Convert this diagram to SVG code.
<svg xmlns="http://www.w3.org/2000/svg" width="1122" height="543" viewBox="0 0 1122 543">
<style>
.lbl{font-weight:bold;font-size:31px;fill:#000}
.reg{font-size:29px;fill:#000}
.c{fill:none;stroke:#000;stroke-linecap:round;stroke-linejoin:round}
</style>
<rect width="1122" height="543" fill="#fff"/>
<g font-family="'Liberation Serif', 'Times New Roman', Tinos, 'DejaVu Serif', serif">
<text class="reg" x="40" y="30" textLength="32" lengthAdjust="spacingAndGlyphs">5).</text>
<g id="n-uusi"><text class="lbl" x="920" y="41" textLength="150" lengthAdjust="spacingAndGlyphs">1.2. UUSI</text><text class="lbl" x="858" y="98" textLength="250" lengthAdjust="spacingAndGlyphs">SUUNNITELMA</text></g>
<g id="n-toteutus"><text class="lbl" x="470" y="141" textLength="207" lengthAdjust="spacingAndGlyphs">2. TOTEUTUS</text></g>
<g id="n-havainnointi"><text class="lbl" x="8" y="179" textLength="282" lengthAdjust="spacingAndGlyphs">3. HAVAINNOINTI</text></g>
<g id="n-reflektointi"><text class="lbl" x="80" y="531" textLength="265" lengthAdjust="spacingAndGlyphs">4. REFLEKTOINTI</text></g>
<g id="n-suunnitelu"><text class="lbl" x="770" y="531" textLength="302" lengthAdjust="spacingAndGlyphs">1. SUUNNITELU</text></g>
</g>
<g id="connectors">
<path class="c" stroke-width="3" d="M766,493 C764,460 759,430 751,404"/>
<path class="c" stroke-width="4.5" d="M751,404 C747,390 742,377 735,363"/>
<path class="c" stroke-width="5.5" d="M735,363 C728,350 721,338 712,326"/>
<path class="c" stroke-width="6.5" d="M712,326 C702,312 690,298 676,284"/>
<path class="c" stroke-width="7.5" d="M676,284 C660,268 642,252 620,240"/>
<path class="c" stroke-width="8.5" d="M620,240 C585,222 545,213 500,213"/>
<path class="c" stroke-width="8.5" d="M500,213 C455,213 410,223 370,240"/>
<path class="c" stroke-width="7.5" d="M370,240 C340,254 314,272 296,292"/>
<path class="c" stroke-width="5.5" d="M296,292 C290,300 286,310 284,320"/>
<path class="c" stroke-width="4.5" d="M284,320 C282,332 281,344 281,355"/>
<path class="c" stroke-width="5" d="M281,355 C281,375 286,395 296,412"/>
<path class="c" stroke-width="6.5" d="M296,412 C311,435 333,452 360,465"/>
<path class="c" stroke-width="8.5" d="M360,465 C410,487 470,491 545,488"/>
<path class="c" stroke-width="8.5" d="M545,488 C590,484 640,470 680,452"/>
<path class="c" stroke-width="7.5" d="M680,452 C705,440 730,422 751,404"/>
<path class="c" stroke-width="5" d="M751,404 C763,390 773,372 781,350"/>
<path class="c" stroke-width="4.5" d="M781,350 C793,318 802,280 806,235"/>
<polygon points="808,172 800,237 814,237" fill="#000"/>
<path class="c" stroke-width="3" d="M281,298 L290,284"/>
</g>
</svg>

****************

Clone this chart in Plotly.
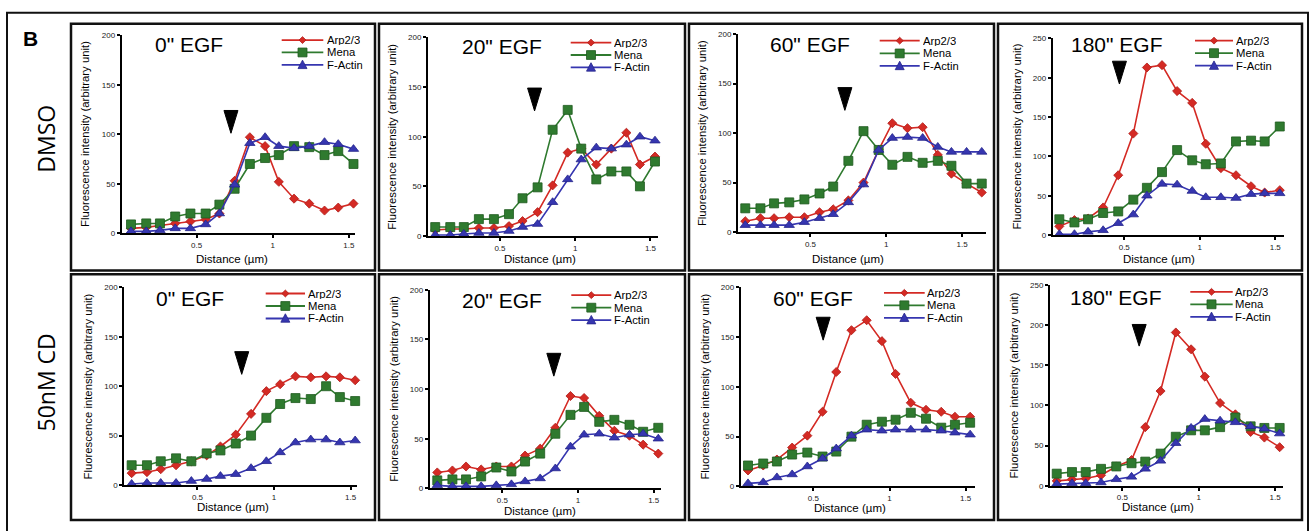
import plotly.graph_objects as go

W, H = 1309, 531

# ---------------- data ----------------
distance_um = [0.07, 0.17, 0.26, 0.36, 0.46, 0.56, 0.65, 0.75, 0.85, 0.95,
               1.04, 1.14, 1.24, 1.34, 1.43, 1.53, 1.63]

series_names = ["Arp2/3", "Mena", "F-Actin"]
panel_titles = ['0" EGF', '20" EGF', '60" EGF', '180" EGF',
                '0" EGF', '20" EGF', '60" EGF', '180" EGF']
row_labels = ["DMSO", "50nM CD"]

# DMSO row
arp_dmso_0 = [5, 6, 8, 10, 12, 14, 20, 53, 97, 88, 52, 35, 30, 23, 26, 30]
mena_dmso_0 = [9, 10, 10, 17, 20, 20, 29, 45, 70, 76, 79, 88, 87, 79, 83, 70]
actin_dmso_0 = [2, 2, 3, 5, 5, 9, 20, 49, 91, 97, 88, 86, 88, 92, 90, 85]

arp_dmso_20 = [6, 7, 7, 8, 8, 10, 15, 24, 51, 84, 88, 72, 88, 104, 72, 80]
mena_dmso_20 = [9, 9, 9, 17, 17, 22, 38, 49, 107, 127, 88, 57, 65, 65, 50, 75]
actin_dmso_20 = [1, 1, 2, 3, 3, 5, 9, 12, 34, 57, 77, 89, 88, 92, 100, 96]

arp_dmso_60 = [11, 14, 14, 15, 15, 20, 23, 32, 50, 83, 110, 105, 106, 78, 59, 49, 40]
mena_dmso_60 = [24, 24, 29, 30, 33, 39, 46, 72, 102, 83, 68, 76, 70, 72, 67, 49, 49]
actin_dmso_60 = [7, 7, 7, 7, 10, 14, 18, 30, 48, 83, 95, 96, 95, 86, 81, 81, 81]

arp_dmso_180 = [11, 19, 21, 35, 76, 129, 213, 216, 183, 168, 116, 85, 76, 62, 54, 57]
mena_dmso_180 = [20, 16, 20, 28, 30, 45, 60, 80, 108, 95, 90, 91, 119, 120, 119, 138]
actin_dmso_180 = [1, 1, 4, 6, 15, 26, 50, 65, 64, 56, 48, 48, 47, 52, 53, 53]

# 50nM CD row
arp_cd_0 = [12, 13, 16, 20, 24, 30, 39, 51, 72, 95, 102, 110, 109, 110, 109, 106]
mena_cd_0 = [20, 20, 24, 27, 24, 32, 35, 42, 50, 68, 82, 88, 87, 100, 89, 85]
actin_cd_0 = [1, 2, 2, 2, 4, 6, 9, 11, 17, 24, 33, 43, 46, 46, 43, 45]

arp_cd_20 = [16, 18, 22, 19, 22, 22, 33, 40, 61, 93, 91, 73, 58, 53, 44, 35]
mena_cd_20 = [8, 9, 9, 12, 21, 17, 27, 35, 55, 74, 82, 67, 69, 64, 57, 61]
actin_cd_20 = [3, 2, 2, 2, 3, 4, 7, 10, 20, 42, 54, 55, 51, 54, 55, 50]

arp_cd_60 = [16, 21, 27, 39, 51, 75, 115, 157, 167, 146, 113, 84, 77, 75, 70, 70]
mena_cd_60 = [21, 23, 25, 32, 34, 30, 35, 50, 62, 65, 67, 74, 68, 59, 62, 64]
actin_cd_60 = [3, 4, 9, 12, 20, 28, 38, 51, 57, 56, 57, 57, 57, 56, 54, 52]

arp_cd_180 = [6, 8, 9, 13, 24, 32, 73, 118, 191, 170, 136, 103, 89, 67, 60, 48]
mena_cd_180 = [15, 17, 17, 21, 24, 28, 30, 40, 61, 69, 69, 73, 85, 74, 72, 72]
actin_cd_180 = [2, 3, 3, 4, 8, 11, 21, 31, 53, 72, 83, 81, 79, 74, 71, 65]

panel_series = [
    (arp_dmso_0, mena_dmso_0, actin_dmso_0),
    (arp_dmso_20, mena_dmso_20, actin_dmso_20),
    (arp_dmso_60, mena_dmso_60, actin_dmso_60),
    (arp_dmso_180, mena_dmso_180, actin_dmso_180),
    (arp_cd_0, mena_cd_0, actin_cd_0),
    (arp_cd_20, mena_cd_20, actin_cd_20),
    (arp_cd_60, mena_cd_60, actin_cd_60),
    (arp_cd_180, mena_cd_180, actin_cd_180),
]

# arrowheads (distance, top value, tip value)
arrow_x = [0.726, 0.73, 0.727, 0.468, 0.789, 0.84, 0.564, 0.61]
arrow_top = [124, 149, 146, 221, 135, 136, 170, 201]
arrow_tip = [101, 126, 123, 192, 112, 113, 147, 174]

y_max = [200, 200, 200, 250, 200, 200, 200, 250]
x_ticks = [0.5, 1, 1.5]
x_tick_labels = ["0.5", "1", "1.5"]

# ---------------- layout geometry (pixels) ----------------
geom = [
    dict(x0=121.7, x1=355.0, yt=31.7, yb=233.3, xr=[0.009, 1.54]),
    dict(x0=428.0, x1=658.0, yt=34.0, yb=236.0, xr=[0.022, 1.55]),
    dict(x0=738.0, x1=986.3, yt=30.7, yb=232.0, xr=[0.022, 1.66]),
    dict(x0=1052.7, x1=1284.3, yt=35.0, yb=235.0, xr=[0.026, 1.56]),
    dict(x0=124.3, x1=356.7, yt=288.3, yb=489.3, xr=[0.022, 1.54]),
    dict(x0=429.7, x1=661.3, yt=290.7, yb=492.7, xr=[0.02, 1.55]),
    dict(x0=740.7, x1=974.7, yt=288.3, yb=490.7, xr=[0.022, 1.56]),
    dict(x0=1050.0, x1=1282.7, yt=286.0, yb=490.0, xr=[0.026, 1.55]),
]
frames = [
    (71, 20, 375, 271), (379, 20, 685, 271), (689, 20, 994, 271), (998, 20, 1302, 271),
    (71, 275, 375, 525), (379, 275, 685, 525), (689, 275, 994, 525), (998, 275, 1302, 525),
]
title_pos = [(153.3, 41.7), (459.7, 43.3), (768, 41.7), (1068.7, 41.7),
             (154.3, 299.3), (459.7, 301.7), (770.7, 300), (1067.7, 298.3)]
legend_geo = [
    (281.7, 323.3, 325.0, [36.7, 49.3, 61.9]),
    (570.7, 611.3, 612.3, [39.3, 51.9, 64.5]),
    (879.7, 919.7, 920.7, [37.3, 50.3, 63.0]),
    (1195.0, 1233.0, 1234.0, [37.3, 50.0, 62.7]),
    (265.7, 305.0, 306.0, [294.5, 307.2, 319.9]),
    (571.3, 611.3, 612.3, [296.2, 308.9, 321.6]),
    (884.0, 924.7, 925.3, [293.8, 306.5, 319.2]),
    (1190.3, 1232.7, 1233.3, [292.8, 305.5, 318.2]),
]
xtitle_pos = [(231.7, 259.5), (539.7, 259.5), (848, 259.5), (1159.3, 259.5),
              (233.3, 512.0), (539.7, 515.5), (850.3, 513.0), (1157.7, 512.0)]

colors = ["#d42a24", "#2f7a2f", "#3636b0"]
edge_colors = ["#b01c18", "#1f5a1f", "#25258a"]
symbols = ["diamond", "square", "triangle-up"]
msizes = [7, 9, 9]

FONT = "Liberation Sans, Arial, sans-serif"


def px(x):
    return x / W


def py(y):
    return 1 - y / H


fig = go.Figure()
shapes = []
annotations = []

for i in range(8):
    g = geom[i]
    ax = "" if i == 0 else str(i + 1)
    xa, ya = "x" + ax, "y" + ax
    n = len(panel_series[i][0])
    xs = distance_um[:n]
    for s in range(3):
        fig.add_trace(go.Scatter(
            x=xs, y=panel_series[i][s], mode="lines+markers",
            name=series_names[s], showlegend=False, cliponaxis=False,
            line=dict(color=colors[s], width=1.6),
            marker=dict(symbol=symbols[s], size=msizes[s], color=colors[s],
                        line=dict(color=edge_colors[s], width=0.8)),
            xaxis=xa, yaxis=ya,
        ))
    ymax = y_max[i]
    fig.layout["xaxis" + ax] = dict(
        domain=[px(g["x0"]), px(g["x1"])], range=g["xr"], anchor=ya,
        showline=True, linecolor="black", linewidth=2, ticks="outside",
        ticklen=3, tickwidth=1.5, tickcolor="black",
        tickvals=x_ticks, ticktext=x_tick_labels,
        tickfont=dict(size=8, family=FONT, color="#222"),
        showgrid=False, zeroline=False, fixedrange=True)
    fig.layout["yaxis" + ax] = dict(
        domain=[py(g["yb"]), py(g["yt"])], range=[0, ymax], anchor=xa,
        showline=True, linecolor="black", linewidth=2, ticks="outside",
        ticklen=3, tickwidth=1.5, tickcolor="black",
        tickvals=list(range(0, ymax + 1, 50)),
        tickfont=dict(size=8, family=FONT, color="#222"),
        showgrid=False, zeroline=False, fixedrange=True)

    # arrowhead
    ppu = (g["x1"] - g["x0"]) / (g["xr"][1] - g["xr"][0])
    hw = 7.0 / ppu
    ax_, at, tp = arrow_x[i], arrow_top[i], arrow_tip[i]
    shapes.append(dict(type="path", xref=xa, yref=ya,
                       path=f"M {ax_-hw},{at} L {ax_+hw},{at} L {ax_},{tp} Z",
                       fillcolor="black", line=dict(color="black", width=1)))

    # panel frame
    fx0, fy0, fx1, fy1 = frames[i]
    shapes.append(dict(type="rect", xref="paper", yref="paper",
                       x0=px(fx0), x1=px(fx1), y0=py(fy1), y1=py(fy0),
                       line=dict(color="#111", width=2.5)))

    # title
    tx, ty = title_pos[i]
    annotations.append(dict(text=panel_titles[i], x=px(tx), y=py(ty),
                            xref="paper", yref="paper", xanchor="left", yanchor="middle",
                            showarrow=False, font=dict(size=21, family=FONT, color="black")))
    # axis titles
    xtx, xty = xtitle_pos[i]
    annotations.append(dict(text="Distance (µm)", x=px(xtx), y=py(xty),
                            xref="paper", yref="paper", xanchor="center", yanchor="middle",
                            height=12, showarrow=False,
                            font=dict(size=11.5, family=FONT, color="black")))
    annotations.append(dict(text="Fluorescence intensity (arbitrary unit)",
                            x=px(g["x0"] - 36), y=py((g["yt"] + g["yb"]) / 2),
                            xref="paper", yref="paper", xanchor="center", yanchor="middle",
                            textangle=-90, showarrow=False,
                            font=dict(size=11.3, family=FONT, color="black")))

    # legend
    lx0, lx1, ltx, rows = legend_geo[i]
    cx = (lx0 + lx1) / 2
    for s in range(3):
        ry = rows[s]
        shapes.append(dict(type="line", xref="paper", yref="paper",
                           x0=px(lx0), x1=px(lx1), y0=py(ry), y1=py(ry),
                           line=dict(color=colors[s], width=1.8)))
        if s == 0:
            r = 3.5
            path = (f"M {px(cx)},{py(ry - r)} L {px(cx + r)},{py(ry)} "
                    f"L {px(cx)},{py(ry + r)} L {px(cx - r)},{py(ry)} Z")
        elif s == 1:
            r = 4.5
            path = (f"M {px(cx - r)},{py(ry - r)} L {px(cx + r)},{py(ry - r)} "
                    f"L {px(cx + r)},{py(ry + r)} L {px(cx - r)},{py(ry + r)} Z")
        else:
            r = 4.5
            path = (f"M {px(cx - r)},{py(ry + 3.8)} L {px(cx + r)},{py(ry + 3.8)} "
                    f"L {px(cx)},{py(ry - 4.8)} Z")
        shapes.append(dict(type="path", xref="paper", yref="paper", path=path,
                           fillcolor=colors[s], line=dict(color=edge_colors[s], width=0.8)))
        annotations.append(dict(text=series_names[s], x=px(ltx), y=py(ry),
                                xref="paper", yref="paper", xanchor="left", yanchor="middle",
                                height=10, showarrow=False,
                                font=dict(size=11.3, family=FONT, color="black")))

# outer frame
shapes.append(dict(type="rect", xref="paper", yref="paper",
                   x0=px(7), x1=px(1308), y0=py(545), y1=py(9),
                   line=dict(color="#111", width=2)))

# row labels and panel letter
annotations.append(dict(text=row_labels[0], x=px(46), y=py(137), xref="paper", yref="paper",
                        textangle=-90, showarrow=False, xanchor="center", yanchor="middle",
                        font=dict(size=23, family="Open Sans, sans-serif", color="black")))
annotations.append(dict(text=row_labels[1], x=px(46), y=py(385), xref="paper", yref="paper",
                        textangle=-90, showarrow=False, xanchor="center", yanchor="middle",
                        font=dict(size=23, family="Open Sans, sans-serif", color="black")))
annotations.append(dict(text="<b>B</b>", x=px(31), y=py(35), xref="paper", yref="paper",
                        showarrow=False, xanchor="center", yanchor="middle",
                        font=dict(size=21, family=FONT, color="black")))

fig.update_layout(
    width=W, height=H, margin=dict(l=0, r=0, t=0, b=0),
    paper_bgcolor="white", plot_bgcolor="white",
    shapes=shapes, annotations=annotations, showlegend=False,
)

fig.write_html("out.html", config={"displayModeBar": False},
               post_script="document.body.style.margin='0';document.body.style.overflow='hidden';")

****************

_WHAT THIS TASK INVOLVES:_ Exactly as they stand, quote the lines beginning with the one that contains "Clone this chart in Plotly." and ending with the one that contains "1.04, 1.14, 1.24, 1.34, 1.43, 1.53, 1.63]", with no pictures.

_TASK OUTPUT:_
Clone this chart in Plotly.
import plotly.graph_objects as go

W, H = 1309, 531

# ---------------- data ----------------
distance_um = [0.07, 0.17, 0.26, 0.36, 0.46, 0.56, 0.65, 0.75, 0.85, 0.95,
               1.04, 1.14, 1.24, 1.34, 1.43, 1.53, 1.63]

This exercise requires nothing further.